- Data extract -
————

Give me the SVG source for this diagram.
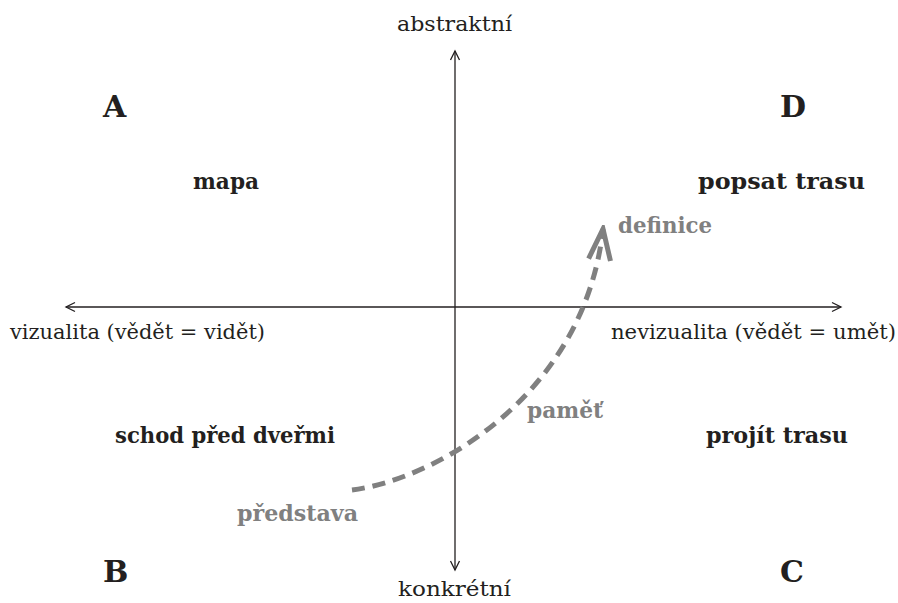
<svg xmlns="http://www.w3.org/2000/svg" width="898" height="603" viewBox="0 0 898 603">
<style>
.ax{font-family:"DejaVu Serif","Liberation Serif",serif;font-size:21px;fill:#231f20}
.q{font-family:"DejaVu Serif","Liberation Serif",serif;font-size:30px;font-weight:bold;fill:#231f20}
.lb{font-family:"DejaVu Serif","Liberation Serif",serif;font-size:22px;font-weight:bold;fill:#231f20}
.gr{font-family:"DejaVu Serif","Liberation Serif",serif;font-size:22px;font-weight:bold;fill:#808080}
.axis{stroke:#231f20;stroke-width:1.3;fill:none}
</style>
<defs>
<marker id="ah" markerWidth="12" markerHeight="12" refX="10" refY="6" orient="auto-start-reverse" markerUnits="userSpaceOnUse" viewBox="0 0 12 12">
<path d="M1,1.5 L10,6 L1,10.5" fill="none" stroke="#231f20" stroke-width="1.3"/>
</marker>
<marker id="gh" markerWidth="40" markerHeight="40" refX="36" refY="20" orient="auto" markerUnits="userSpaceOnUse" viewBox="0 0 40 40">
<path d="M5,9 L36,20 L5,31" fill="none" stroke="#808080" stroke-width="5"/>
</marker>
</defs>
<g id="connectors">
<line class="axis" x1="455" y1="570" x2="455" y2="51" marker-end="url(#ah)" marker-start="url(#ah)"/>
<line class="axis" x1="66" y1="307" x2="841" y2="307" marker-end="url(#ah)" marker-start="url(#ah)"/>
<path d="M352,490 C432,480 584,398 603,229" fill="none" stroke="#808080" stroke-width="5" stroke-dasharray="13 8" marker-end="url(#gh)"/>
</g>
<g id="axis-labels">
<text class="ax" x="397" y="31" textLength="115" lengthAdjust="spacingAndGlyphs">abstraktní</text>
<text class="ax" x="398" y="596" textLength="113" lengthAdjust="spacingAndGlyphs">konkrétní</text>
<text class="ax" x="10" y="339" textLength="255" lengthAdjust="spacingAndGlyphs">vizualita (vědět = vidět)</text>
<text class="ax" x="611" y="339" textLength="285" lengthAdjust="spacingAndGlyphs">nevizualita (vědět = umět)</text>
</g>
<g id="quadrant-A"><text class="q" x="103" y="117">A</text></g>
<g id="quadrant-D"><text class="q" x="780" y="117">D</text></g>
<g id="quadrant-B"><text class="q" x="103" y="582">B</text></g>
<g id="quadrant-C"><text class="q" x="780" y="582">C</text></g>
<g id="mapa"><text class="lb" x="193" y="189" textLength="66" lengthAdjust="spacingAndGlyphs">mapa</text></g>
<g id="popsat-trasu"><text class="lb" x="698" y="189" textLength="167" lengthAdjust="spacingAndGlyphs">popsat trasu</text></g>
<g id="schod"><text class="lb" x="115" y="443" textLength="220" lengthAdjust="spacingAndGlyphs">schod před dveřmi</text></g>
<g id="projit-trasu"><text class="lb" x="706" y="443" textLength="142" lengthAdjust="spacingAndGlyphs">projít trasu</text></g>
<g id="definice"><text class="gr" x="618" y="233" textLength="94" lengthAdjust="spacingAndGlyphs">definice</text></g>
<g id="pamet"><text class="gr" x="527" y="418" textLength="76" lengthAdjust="spacingAndGlyphs">paměť</text></g>
<g id="predstava"><text class="gr" x="237" y="521" textLength="121" lengthAdjust="spacingAndGlyphs">představa</text></g>
</svg>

————

- Exercise -
Retype everything in the material word for word, minus pictures.

- Written answer -
Give me the SVG source for this diagram.
<svg xmlns="http://www.w3.org/2000/svg" width="898" height="603" viewBox="0 0 898 603">
<style>
.ax{font-family:"DejaVu Serif","Liberation Serif",serif;font-size:21px;fill:#231f20}
.q{font-family:"DejaVu Serif","Liberation Serif",serif;font-size:30px;font-weight:bold;fill:#231f20}
.lb{font-family:"DejaVu Serif","Liberation Serif",serif;font-size:22px;font-weight:bold;fill:#231f20}
.gr{font-family:"DejaVu Serif","Liberation Serif",serif;font-size:22px;font-weight:bold;fill:#808080}
.axis{stroke:#231f20;stroke-width:1.3;fill:none}
</style>
<defs>
<marker id="ah" markerWidth="12" markerHeight="12" refX="10" refY="6" orient="auto-start-reverse" markerUnits="userSpaceOnUse" viewBox="0 0 12 12">
<path d="M1,1.5 L10,6 L1,10.5" fill="none" stroke="#231f20" stroke-width="1.3"/>
</marker>
<marker id="gh" markerWidth="40" markerHeight="40" refX="36" refY="20" orient="auto" markerUnits="userSpaceOnUse" viewBox="0 0 40 40">
<path d="M5,9 L36,20 L5,31" fill="none" stroke="#808080" stroke-width="5"/>
</marker>
</defs>
<g id="connectors">
<line class="axis" x1="455" y1="570" x2="455" y2="51" marker-end="url(#ah)" marker-start="url(#ah)"/>
<line class="axis" x1="66" y1="307" x2="841" y2="307" marker-end="url(#ah)" marker-start="url(#ah)"/>
<path d="M352,490 C432,480 584,398 603,229" fill="none" stroke="#808080" stroke-width="5" stroke-dasharray="13 8" marker-end="url(#gh)"/>
</g>
<g id="axis-labels">
<text class="ax" x="397" y="31" textLength="115" lengthAdjust="spacingAndGlyphs">abstraktní</text>
<text class="ax" x="398" y="596" textLength="113" lengthAdjust="spacingAndGlyphs">konkrétní</text>
<text class="ax" x="10" y="339" textLength="255" lengthAdjust="spacingAndGlyphs">vizualita (vědět = vidět)</text>
<text class="ax" x="611" y="339" textLength="285" lengthAdjust="spacingAndGlyphs">nevizualita (vědět = umět)</text>
</g>
<g id="quadrant-A"><text class="q" x="103" y="117">A</text></g>
<g id="quadrant-D"><text class="q" x="780" y="117">D</text></g>
<g id="quadrant-B"><text class="q" x="103" y="582">B</text></g>
<g id="quadrant-C"><text class="q" x="780" y="582">C</text></g>
<g id="mapa"><text class="lb" x="193" y="189" textLength="66" lengthAdjust="spacingAndGlyphs">mapa</text></g>
<g id="popsat-trasu"><text class="lb" x="698" y="189" textLength="167" lengthAdjust="spacingAndGlyphs">popsat trasu</text></g>
<g id="schod"><text class="lb" x="115" y="443" textLength="220" lengthAdjust="spacingAndGlyphs">schod před dveřmi</text></g>
<g id="projit-trasu"><text class="lb" x="706" y="443" textLength="142" lengthAdjust="spacingAndGlyphs">projít trasu</text></g>
<g id="definice"><text class="gr" x="618" y="233" textLength="94" lengthAdjust="spacingAndGlyphs">definice</text></g>
<g id="pamet"><text class="gr" x="527" y="418" textLength="76" lengthAdjust="spacingAndGlyphs">paměť</text></g>
<g id="predstava"><text class="gr" x="237" y="521" textLength="121" lengthAdjust="spacingAndGlyphs">představa</text></g>
</svg>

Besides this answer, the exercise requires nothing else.